=== Dataset content ===
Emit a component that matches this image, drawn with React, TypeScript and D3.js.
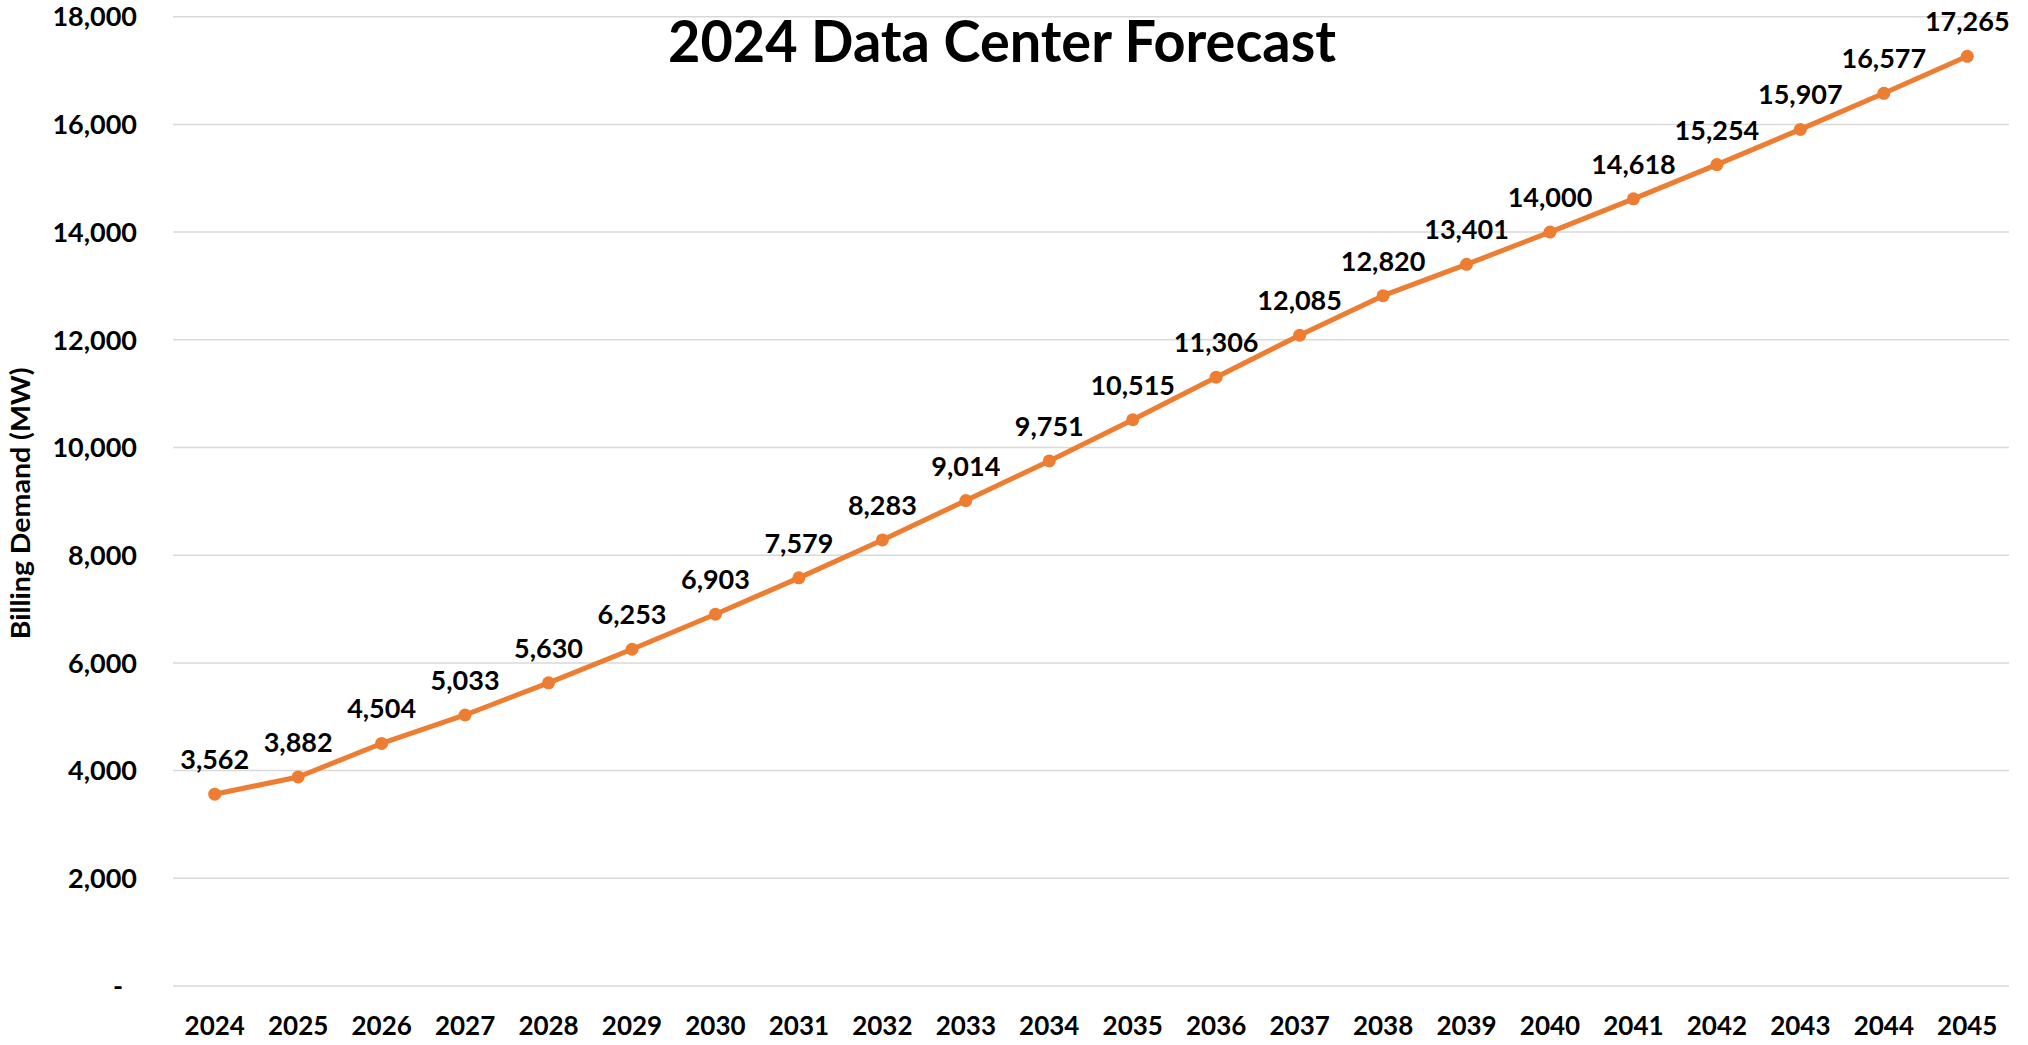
import React from 'react';
import * as d3 from 'd3';

const years = [
  '2024', '2025', '2026', '2027', '2028', '2029', '2030', '2031', '2032', '2033', '2034',
  '2035', '2036', '2037', '2038', '2039', '2040', '2041', '2042', '2043', '2044', '2045',
];
const demand = [
  3562, 3882, 4504, 5033, 5630, 6253, 6903, 7579, 8283, 9014, 9751,
  10515, 11306, 12085, 12820, 13401, 14000, 14618, 15254, 15907, 16577, 17265,
];
const yTicks = [0, 2000, 4000, 6000, 8000, 10000, 12000, 14000, 16000, 18000];

const title = '2024 Data Center Forecast';
const yTitle = 'Billing Demand (MW)';

const W = 2028;
const H = 1045;
const margin = { top: 16.7, right: 19, bottom: 59, left: 173 };
const font = "Lato, 'Open Sans', sans-serif";
const orange = '#ED7D31';

export default function App() {
  const x = d3
    .scaleBand<string>()
    .domain(years)
    .range([margin.left, W - margin.right])
    .padding(0);

  const y = d3
    .scaleLinear()
    .domain([0, 18000])
    .range([H - margin.bottom, margin.top]);

  const cx = (yr: string) => (x(yr) ?? 0) + x.bandwidth() / 2;
  const fmt = d3.format(',');

  const line = d3
    .line<number>()
    .x((_, i) => cx(years[i]))
    .y((d) => y(d));

  return (
    <svg
      width={W}
      height={H}
      style={{ position: 'absolute', left: 0, top: 0, background: '#fff' }}
      fontFamily={font}
      fontWeight={700}
    >
      {/* gridlines */}
      {yTicks.map((t) => (
        <line
          key={'g' + t}
          x1={margin.left}
          x2={W - margin.right}
          y1={y(t)}
          y2={y(t)}
          stroke="#d9d9d9"
          strokeWidth={1.5}
        />
      ))}

      {/* y tick labels */}
      {yTicks.map((t) => (
        <text
          key={'yl' + t}
          x={t === 0 ? 123 : 137}
          y={y(t)}
          dy="0.36em"
          textAnchor="end"
          fontSize={27}
          fill="#000"
        >
          {t === 0 ? '-' : fmt(t)}
        </text>
      ))}

      {/* x tick labels */}
      {years.map((yr) => (
        <text
          key={'xl' + yr}
          x={cx(yr)}
          y={1035}
          textAnchor="middle"
          fontSize={26}
          fill="#000"
        >
          {yr}
        </text>
      ))}

      {/* y axis title */}
      <text
        transform={`translate(30, ${(margin.top + H - margin.bottom) / 2 + 2}) rotate(-90)`}
        textAnchor="middle"
        fontSize={27}
        fill="#000"
        textLength={272}
        lengthAdjust="spacingAndGlyphs"
      >
        {yTitle}
      </text>

      {/* title */}
      <text
        x={1002}
        y={62}
        textAnchor="middle"
        fontSize={58}
        fill="#000"
        textLength={668}
        lengthAdjust="spacingAndGlyphs"
      >
        {title}
      </text>

      {/* series line */}
      <path d={line(demand) ?? ''} fill="none" stroke={orange} strokeWidth={5} strokeLinejoin="round" />

      {/* markers */}
      {demand.map((v, i) => (
        <circle key={'m' + i} cx={cx(years[i])} cy={y(v)} r={6.5} fill={orange} />
      ))}

      {/* data labels */}
      {demand.map((v, i) => (
        <text
          key={'dl' + i}
          x={cx(years[i])}
          y={y(v) - 25}
          textAnchor="middle"
          fontSize={27}
          fill="#000"
        >
          {fmt(v)}
        </text>
      ))}
    </svg>
  );
}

=== Written task ===
Set down the material above as is, without any pictures.

=== Answer in full ===
Emit a component that matches this image, drawn with React, TypeScript and D3.js.
import React from 'react';
import * as d3 from 'd3';

const years = [
  '2024', '2025', '2026', '2027', '2028', '2029', '2030', '2031', '2032', '2033', '2034',
  '2035', '2036', '2037', '2038', '2039', '2040', '2041', '2042', '2043', '2044', '2045',
];
const demand = [
  3562, 3882, 4504, 5033, 5630, 6253, 6903, 7579, 8283, 9014, 9751,
  10515, 11306, 12085, 12820, 13401, 14000, 14618, 15254, 15907, 16577, 17265,
];
const yTicks = [0, 2000, 4000, 6000, 8000, 10000, 12000, 14000, 16000, 18000];

const title = '2024 Data Center Forecast';
const yTitle = 'Billing Demand (MW)';

const W = 2028;
const H = 1045;
const margin = { top: 16.7, right: 19, bottom: 59, left: 173 };
const font = "Lato, 'Open Sans', sans-serif";
const orange = '#ED7D31';

export default function App() {
  const x = d3
    .scaleBand<string>()
    .domain(years)
    .range([margin.left, W - margin.right])
    .padding(0);

  const y = d3
    .scaleLinear()
    .domain([0, 18000])
    .range([H - margin.bottom, margin.top]);

  const cx = (yr: string) => (x(yr) ?? 0) + x.bandwidth() / 2;
  const fmt = d3.format(',');

  const line = d3
    .line<number>()
    .x((_, i) => cx(years[i]))
    .y((d) => y(d));

  return (
    <svg
      width={W}
      height={H}
      style={{ position: 'absolute', left: 0, top: 0, background: '#fff' }}
      fontFamily={font}
      fontWeight={700}
    >
      {/* gridlines */}
      {yTicks.map((t) => (
        <line
          key={'g' + t}
          x1={margin.left}
          x2={W - margin.right}
          y1={y(t)}
          y2={y(t)}
          stroke="#d9d9d9"
          strokeWidth={1.5}
        />
      ))}

      {/* y tick labels */}
      {yTicks.map((t) => (
        <text
          key={'yl' + t}
          x={t === 0 ? 123 : 137}
          y={y(t)}
          dy="0.36em"
          textAnchor="end"
          fontSize={27}
          fill="#000"
        >
          {t === 0 ? '-' : fmt(t)}
        </text>
      ))}

      {/* x tick labels */}
      {years.map((yr) => (
        <text
          key={'xl' + yr}
          x={cx(yr)}
          y={1035}
          textAnchor="middle"
          fontSize={26}
          fill="#000"
        >
          {yr}
        </text>
      ))}

      {/* y axis title */}
      <text
        transform={`translate(30, ${(margin.top + H - margin.bottom) / 2 + 2}) rotate(-90)`}
        textAnchor="middle"
        fontSize={27}
        fill="#000"
        textLength={272}
        lengthAdjust="spacingAndGlyphs"
      >
        {yTitle}
      </text>

      {/* title */}
      <text
        x={1002}
        y={62}
        textAnchor="middle"
        fontSize={58}
        fill="#000"
        textLength={668}
        lengthAdjust="spacingAndGlyphs"
      >
        {title}
      </text>

      {/* series line */}
      <path d={line(demand) ?? ''} fill="none" stroke={orange} strokeWidth={5} strokeLinejoin="round" />

      {/* markers */}
      {demand.map((v, i) => (
        <circle key={'m' + i} cx={cx(years[i])} cy={y(v)} r={6.5} fill={orange} />
      ))}

      {/* data labels */}
      {demand.map((v, i) => (
        <text
          key={'dl' + i}
          x={cx(years[i])}
          y={y(v) - 25}
          textAnchor="middle"
          fontSize={27}
          fill="#000"
        >
          {fmt(v)}
        </text>
      ))}
    </svg>
  );
}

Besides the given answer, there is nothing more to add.